The meetings were organized and facilitated by the Canadian Bureau for International Education (CBIE) which is leading a five -year technical assistance project to improve the quality and accessibility of legal aid provision in Ukraine. In 2014, the Government of Canada announced a $9.51 million contribution to the CBIE to support these efforts.
Noting that Canada’s legal framework accommodates both French civil law and British common law traditions, is administered at both the national and provincial-territorial levels and features distinct, publicly funded legal aid delivery models and systems across all 13 jurisdictions, the Minister observed that:
“Canada’s multi-facetted system for legal aid provision allows us to identify a broad range of best-practices to inspire and inform the design of our expanding legal aid regime. The willingness of our Canadian partners to share with us their insights, tools and expertise will help Ukraine’s most vulnerable citizens to protect their rights and interests through the court system”.
CBIE’s Project Director, Larissa Bezo, emphasized that Canada’s activities are designed to improve the quality of and access to legal aid services for Ukrainians:
“Until very recently, all Ukrainian citizens were obliged to pay privately for legal advice and representation. For many Ukrainians, particularly vulnerable ones, the requirement to pay-out-of-pocket for legal representation often resulted in them having to do without. The situation perpetrated inequality and had a corrosive effect on citizens’ confidence and trust in public institutions and the “fairness” of the justice system.
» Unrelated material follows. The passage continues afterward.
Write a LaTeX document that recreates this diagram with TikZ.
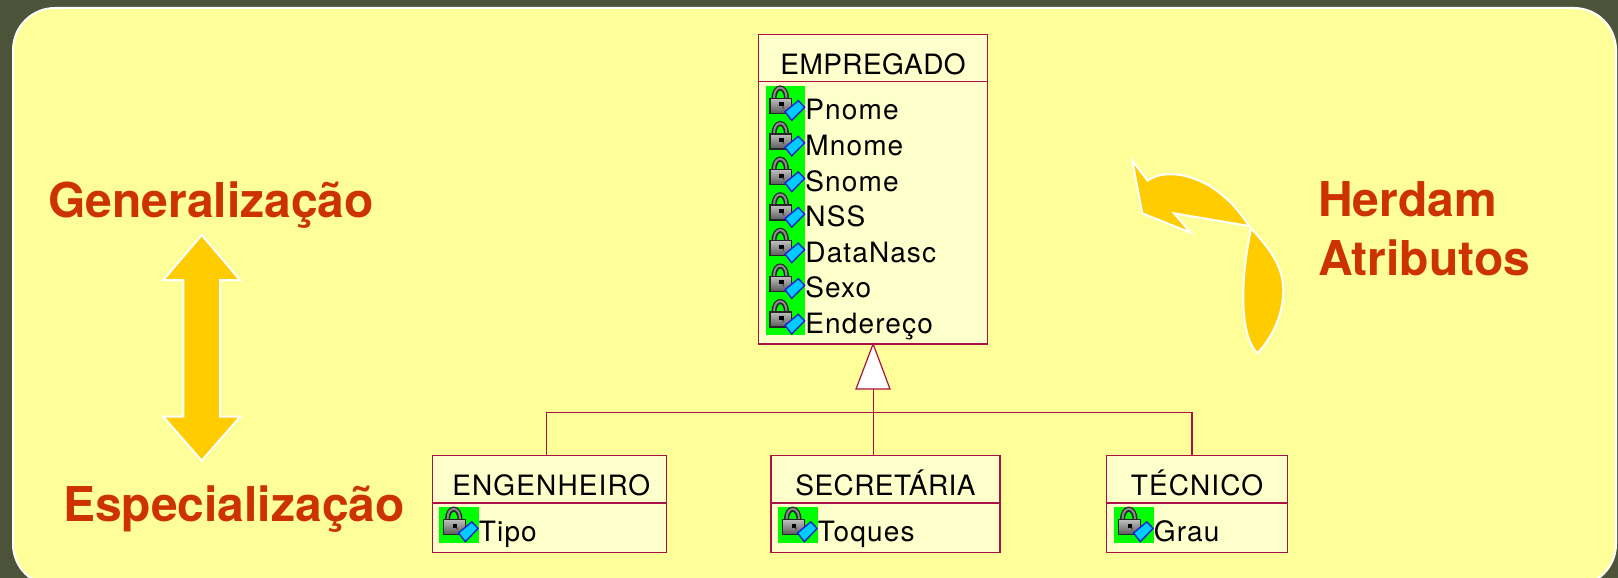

Such confidence and trust are essential building blocks for effective democracies.”
With 50 years of experience, CBIE engages in capacity-building partnerships in countries in the Middle East, Africa, Eastern Europe, Asia and the Americas. Its areas of expertise include scholarship management, governance, education institutional design and management, and education sector capacity building. CBIE has been an active participant in initiatives to strengthen civil society, support the rule of law and promote democratic reform in Ukraine. Over the past 24 years, CBIE has delivered 18 projects in Ukraine, spanning areas from civil service modernization to community economic development and, more recently, to legal aid reform.